NEWS8 August 2016

Experts urge caution around over-reliance on neuroscience techniques

Asia Pacific Behavioural science News Trends

AUSTRALIA — Marketers must be wary of the ‘early over-promise of neuroscience', according to two experts from the Ehrenberg-Bass Institute. 

Brain crop

Rachel Kennedy and Haydn Northover of the Ehrenberg-Bass Institute, a marketing research institute within the School of Marketing at the University of South Australia in Adelaide, Australia, offer this advice in an article: How to Use Neuromeasures to Make Better Advertising Decisions – Questions Practitioners Should Ask Vendors and Research Priorities for Scholars, in the latest Journal of Advertising Research

They write that neuroscience offers new possibilities in an area where traditional measures of effectiveness are often insufficient in terms of fully understanding responses to advertising. However, they urge that they should not be seen as an infallible guide. 
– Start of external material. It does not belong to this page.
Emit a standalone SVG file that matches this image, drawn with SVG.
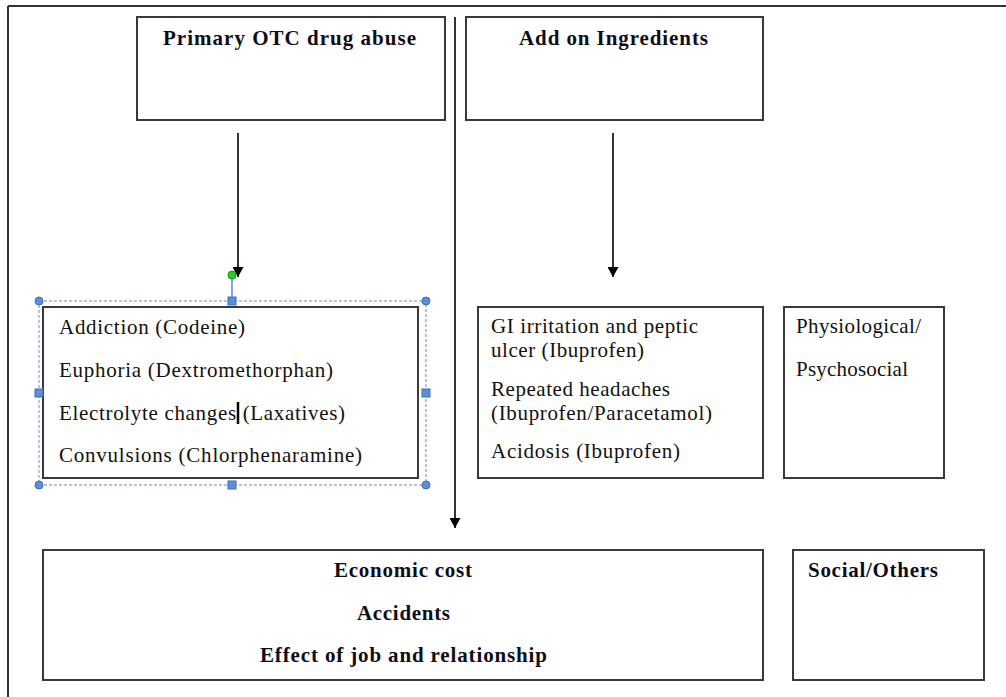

"Neuro approaches are promising, but not yet perfect: The data needs to be manipulated to ‘see’ the patterns; the outputs require interpretation; and different software can give different answers," the authors wrote.

But, they go on, advancing theory "faces challenges until neuroskills are developed more widely among more advertisers and more broadly across the different advertising conditions".

"In addition, there also must be more consistency and transparency across providers, including conceptualising clear operational definitions, such as a message’s emotional tone versus the audience’s emotional response."